Additionally, the son of deceased and appellee was the named beneficiary on a $5,000 policy with Mutual Savings and a $13,000 policy with Massachusetts Mutual. The deceased also had a burial policy on the son. There were also three policies with Liberty National totalling $10,000 in benefits on which the deceased changed the beneficiary from appellee to his mother.
In light of these actions by the deceased in changing the beneficiary of several of the policies, the status of the Mutual Savings policy is certainly not without question.
As the lower court pointed out in its decree, the burden was on the appellant to establish the fact of a gift by clear and convincing proof, and if an impartial mind is left in doubt or uncertainty as to exactly what the status of the transaction was, the donee fails to discharge the burden of proof imposed and the gift will fail. Basenburg v. Richter, 279 Ala. 399, 186 So.2d *918 114; DeMouy v. Jepson, supra; Vinson v. Vinson, 262 Ala. 388, 79 So. 2d 31.

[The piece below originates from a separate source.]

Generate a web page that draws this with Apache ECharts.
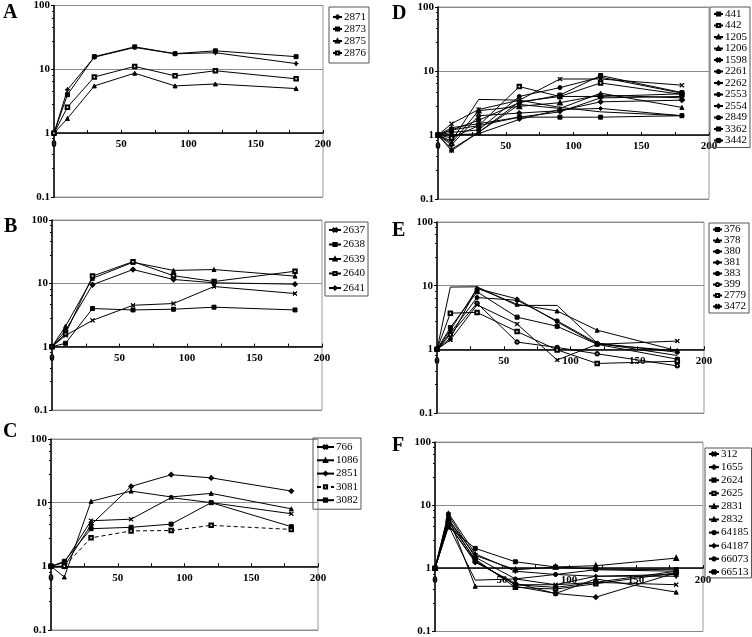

The trial court had before it a question of fact as to whether there was a gift, and upon reviewing all the evidence and the witnesses' testimony ore tenus, the lower court held the appellant did not establish the fact of a gift by clear and convincing proof. Therefore, upon application of the necessary presumptions which we accord to a decision of a lower court on the testimony ore tenus, to wit, that where evidence is heard orally by the trial court the finding of the court has the effect of a jury's verdict and will not be disturbed on appeal unless plainly erroneous, and we must affirm the trial judge's decree if fairly supported by credible evidence under any reasonable aspect. We cannot say, in the instant case, that the court's decree was plainly erroneous so as to require reversal.
Accordingly, and upon consideration of all assignments of error, the decree of the trial courts is due to be affirmed.
Affirmed.
WRIGHT, P. J., and BRADLEY, J., concur.